[Start of Data rows]
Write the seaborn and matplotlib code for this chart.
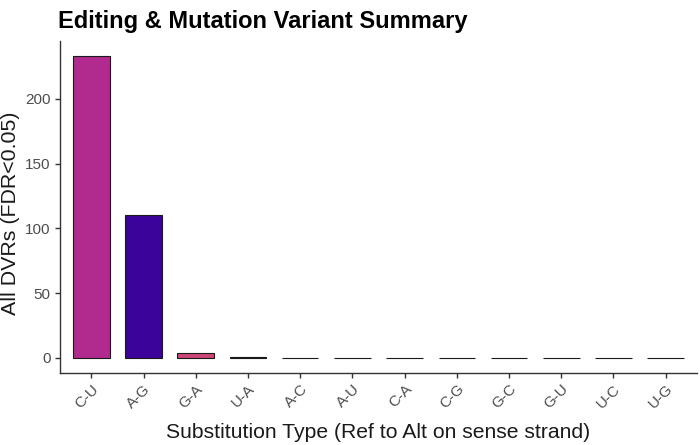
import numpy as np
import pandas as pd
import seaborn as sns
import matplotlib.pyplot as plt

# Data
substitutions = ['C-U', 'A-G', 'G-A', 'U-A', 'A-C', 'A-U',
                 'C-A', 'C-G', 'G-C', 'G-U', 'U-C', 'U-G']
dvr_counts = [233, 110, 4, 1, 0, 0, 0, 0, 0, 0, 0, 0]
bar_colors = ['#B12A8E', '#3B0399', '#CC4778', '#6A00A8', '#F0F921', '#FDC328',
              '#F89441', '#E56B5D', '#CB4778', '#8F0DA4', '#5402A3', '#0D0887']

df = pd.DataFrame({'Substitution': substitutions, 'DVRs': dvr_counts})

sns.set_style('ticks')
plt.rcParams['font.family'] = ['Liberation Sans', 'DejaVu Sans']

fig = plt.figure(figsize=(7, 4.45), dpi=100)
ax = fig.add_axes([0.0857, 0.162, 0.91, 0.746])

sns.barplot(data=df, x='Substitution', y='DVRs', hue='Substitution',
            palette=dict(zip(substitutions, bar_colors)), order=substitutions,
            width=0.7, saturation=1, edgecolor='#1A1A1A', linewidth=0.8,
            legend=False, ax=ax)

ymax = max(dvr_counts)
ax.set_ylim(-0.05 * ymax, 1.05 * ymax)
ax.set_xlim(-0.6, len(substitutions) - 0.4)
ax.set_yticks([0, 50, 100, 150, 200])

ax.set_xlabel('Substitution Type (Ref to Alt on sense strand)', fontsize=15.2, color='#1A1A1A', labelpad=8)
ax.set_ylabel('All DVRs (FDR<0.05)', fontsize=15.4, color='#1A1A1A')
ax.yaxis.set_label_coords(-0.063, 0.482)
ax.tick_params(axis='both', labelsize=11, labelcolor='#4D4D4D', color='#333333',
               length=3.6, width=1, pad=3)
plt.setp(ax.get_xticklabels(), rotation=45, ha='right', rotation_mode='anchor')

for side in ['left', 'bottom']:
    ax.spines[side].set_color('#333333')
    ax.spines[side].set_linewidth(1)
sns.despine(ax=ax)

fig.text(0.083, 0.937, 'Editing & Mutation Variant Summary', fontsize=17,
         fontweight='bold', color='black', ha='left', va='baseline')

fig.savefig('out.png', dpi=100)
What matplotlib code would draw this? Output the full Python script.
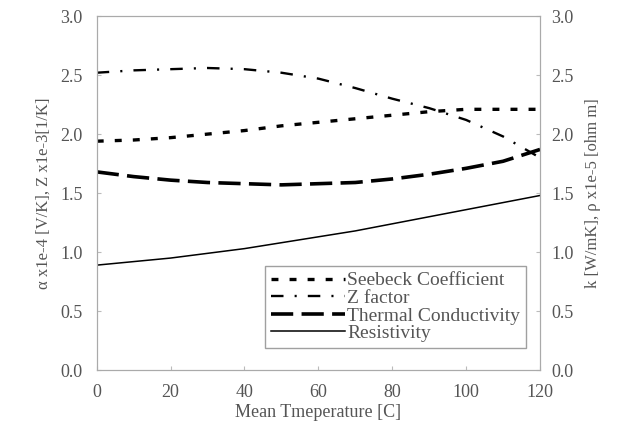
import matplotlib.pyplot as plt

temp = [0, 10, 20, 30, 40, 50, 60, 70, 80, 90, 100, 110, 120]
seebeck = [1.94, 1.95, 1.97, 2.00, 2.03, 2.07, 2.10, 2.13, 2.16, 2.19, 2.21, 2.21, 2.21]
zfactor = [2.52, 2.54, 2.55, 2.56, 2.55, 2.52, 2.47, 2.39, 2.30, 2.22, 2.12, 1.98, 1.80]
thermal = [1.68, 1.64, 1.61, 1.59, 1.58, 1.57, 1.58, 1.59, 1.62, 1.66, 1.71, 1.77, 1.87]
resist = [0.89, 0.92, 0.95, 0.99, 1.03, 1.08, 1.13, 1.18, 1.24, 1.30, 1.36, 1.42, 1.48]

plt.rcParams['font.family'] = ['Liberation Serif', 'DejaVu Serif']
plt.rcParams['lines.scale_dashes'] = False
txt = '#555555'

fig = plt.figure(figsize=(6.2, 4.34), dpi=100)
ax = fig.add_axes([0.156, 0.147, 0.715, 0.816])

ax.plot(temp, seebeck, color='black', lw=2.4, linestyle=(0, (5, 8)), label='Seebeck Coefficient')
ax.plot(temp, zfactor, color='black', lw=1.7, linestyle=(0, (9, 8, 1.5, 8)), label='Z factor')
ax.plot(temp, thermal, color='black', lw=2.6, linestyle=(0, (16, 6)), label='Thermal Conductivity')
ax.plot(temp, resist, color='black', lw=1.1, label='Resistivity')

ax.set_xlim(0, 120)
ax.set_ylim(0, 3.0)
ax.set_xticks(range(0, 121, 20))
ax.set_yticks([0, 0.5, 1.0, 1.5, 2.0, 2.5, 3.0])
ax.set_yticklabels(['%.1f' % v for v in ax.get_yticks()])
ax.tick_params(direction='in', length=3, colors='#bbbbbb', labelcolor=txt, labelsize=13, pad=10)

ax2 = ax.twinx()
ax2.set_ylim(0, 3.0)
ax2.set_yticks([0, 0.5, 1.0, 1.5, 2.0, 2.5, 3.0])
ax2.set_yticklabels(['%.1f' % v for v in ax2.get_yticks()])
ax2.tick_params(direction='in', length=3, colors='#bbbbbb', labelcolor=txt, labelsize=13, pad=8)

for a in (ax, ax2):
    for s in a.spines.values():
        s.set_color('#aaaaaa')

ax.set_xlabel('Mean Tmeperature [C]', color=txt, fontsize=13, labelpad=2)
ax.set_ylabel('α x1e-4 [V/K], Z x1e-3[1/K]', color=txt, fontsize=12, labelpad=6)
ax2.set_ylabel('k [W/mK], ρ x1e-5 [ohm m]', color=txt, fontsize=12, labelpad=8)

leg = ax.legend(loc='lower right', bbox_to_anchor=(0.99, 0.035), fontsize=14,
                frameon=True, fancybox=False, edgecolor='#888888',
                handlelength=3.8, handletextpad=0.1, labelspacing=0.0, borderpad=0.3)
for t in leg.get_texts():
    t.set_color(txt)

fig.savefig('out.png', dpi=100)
[End of Data rows]
→ **Brief**:
Repeat exactly, and only, the lines from the one containing "What matplotlib code" through the one containing "ax = fig.add_axes([0.156, 0.147, 0.715, 0.816])", both included, without the pictures.

→ **Response to this exercise**:
What matplotlib code would draw this? Output the full Python script.
import matplotlib.pyplot as plt

temp = [0, 10, 20, 30, 40, 50, 60, 70, 80, 90, 100, 110, 120]
seebeck = [1.94, 1.95, 1.97, 2.00, 2.03, 2.07, 2.10, 2.13, 2.16, 2.19, 2.21, 2.21, 2.21]
zfactor = [2.52, 2.54, 2.55, 2.56, 2.55, 2.52, 2.47, 2.39, 2.30, 2.22, 2.12, 1.98, 1.80]
thermal = [1.68, 1.64, 1.61, 1.59, 1.58, 1.57, 1.58, 1.59, 1.62, 1.66, 1.71, 1.77, 1.87]
resist = [0.89, 0.92, 0.95, 0.99, 1.03, 1.08, 1.13, 1.18, 1.24, 1.30, 1.36, 1.42, 1.48]

plt.rcParams['font.family'] = ['Liberation Serif', 'DejaVu Serif']
plt.rcParams['lines.scale_dashes'] = False
txt = '#555555'

fig = plt.figure(figsize=(6.2, 4.34), dpi=100)
ax = fig.add_axes([0.156, 0.147, 0.715, 0.816])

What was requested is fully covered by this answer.